I know, sometimes hearing how fat and horrible someone else feels can make me wonder what they think of my body. This is especially hard as I am inevitably larger than they are. However, I have to remind myself that I don’t live in their body, and so I don’t know how they feel about it – and if they feel that way about their own body, I’m not really in a position to change their mind.
Say Your Piece, Or Don’t
It is really easy for me to say that you should tell people to shut up and that you don’t want to listen to it, but I know it’s easier said than done. I am lucky in that most people know I’m a plus size blogger, so realise that diet talk doesn’t interest me. I don’t get asked when I’ll be doing the same, or if I want to go to the gym etc.

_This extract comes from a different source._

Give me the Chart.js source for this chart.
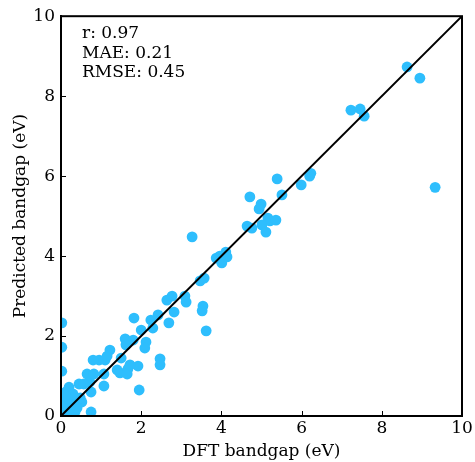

If you feel brave enough then usually a couple of times reiterating that you’re not interested in losing weight, or that you’re happy that they go to the gym but you have no interest in making your body smaller will ensure people know where you stand and will stop inviting you along. However, if you’re not ready for that level of confrontation that’s okay too – just simply decline their invites and they’ll soon get bored of asking you!
Counteract Diet Talk
Let’s be honest, diet talk is unavoidable so we’re always going to be in a position where we have to listen to this sometimes. So outside of work, I make sure that my media is as fat positive as possible. I have an Instagram full of body positive influences, a Twitter packed with fat bloggers and of course, places such as She Might Be where I can read some amazing content.
The truth is that we all have to find our own ways to survive and work out what gets us through. Just remember that your worth is NEVER based on the size of your body and that you are NEVER obligated to change the way you look. You are brilliant, amazing and valid just the way you are. Someone else changing their own body is no reflection on you – carry on being as fat and brilliant as you are. I know I will be!